• What to produce:
Set down word for word the lines running from the line with "Reproduce this chart with matplotlib." to the line with "plt.rcParams['font.family'] = ['Liberation", ends included. Skip every picture.

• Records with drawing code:
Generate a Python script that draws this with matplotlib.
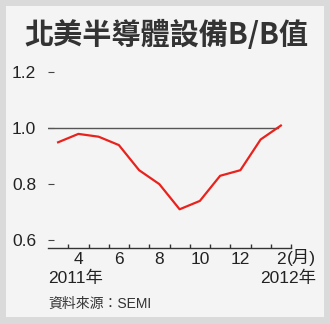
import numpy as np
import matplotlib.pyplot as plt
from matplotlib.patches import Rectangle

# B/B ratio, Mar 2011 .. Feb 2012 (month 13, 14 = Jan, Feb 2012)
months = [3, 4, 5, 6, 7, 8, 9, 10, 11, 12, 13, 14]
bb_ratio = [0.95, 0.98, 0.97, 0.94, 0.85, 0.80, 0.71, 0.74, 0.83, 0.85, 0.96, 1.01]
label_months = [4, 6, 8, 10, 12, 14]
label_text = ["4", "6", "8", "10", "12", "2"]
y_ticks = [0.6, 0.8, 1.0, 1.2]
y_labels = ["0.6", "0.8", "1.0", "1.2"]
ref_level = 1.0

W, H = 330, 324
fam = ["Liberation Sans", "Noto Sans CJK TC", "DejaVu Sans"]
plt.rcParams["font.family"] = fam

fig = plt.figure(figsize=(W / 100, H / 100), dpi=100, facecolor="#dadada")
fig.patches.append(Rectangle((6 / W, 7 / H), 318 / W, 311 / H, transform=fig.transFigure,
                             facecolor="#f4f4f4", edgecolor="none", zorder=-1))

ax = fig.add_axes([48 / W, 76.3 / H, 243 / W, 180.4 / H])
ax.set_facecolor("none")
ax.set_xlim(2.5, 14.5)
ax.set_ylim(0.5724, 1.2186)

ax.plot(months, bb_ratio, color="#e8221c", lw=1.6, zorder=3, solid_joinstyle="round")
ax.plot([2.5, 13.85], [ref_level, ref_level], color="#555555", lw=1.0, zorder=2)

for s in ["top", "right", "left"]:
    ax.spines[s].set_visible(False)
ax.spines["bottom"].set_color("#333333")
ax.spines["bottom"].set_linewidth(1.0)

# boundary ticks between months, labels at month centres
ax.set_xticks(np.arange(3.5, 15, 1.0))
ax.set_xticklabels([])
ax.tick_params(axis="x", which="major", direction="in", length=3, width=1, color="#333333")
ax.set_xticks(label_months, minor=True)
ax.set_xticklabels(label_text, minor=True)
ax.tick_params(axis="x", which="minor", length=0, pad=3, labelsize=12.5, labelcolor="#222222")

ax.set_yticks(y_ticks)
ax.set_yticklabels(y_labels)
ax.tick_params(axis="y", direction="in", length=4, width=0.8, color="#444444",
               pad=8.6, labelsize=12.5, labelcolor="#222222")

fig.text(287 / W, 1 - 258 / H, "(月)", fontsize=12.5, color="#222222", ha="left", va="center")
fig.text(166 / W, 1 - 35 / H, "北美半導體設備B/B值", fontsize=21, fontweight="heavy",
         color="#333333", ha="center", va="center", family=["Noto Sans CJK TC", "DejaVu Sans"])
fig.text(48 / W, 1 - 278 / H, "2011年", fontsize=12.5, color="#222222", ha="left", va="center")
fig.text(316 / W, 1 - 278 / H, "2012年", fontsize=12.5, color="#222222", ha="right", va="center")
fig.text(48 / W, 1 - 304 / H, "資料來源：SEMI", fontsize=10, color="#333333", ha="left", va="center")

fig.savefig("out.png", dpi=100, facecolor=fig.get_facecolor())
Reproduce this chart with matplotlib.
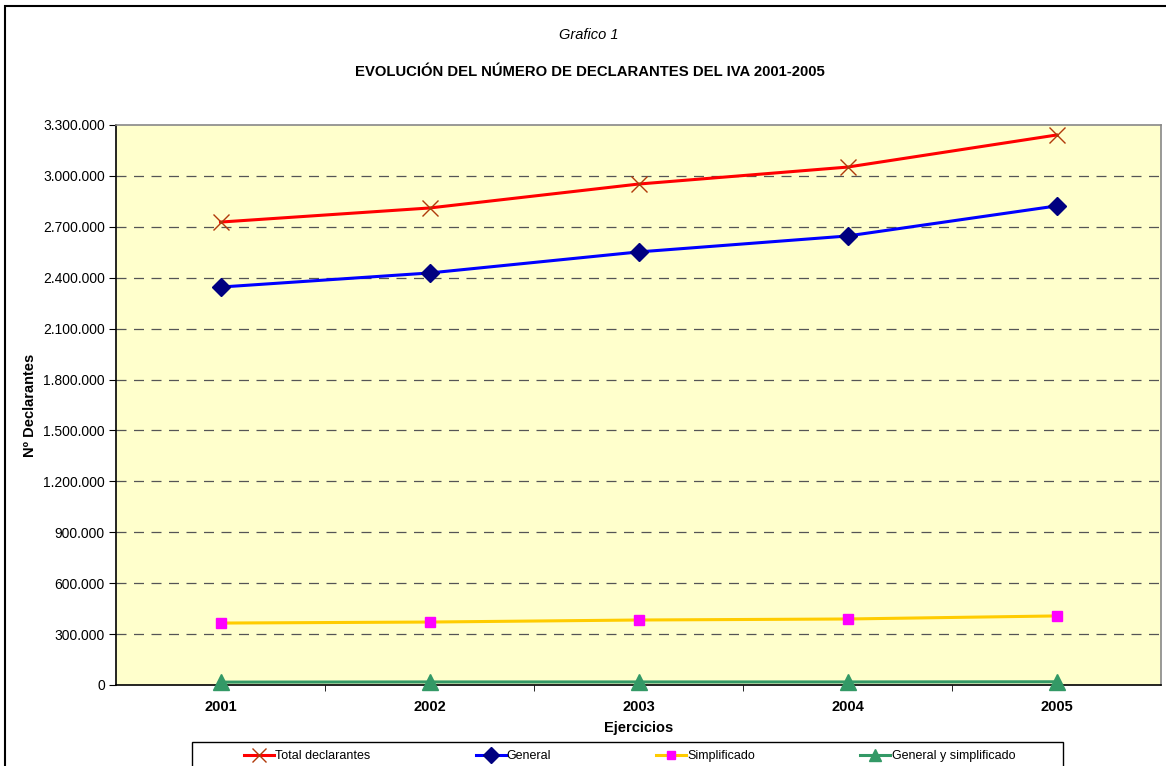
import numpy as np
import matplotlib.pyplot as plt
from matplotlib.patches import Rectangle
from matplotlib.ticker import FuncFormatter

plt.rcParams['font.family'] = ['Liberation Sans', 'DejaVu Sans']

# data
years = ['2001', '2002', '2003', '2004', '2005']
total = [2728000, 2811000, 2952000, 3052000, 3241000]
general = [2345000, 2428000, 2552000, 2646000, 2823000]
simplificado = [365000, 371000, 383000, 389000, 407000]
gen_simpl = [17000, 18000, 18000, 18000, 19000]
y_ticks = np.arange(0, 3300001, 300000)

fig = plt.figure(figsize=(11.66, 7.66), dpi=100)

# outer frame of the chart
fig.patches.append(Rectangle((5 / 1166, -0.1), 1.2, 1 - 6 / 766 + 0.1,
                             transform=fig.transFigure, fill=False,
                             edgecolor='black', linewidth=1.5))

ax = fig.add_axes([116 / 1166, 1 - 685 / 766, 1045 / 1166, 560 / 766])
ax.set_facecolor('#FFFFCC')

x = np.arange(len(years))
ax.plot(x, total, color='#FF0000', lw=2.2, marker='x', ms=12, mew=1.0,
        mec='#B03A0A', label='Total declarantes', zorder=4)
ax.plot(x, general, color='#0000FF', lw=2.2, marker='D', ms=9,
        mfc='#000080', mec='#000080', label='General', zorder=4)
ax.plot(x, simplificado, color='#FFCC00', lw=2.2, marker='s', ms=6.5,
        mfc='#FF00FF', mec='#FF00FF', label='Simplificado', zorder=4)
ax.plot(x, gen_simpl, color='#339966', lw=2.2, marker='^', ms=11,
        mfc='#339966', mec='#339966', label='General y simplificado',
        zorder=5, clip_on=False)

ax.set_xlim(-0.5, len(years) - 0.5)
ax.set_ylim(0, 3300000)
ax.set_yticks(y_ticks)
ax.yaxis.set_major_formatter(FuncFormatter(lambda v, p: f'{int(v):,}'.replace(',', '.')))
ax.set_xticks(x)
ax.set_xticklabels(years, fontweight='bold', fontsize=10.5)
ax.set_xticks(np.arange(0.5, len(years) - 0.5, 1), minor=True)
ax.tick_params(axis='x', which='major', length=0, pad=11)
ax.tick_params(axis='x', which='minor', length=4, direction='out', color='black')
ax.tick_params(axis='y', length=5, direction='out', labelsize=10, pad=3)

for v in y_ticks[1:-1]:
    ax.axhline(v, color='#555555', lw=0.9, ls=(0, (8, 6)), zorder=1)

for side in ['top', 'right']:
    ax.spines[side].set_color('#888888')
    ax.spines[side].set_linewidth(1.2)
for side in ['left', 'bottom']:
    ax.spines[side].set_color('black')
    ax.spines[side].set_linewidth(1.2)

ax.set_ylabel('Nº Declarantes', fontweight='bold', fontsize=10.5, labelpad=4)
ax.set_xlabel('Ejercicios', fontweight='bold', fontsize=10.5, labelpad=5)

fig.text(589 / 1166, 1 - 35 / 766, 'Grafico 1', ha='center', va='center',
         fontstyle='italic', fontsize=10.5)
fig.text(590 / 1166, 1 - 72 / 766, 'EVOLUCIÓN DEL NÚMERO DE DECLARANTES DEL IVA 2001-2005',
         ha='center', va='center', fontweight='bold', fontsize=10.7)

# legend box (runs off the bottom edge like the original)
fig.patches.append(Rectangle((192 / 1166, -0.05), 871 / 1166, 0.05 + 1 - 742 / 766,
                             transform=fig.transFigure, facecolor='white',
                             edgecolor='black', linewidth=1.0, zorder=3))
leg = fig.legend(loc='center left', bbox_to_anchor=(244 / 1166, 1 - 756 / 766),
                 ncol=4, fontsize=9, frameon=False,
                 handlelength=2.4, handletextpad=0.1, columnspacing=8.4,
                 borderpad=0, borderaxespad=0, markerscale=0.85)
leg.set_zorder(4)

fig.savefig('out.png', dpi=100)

• Right answer:
Reproduce this chart with matplotlib.
import numpy as np
import matplotlib.pyplot as plt
from matplotlib.patches import Rectangle
from matplotlib.ticker import FuncFormatter

plt.rcParams['font.family'] = ['Liberation Sans', 'DejaVu Sans']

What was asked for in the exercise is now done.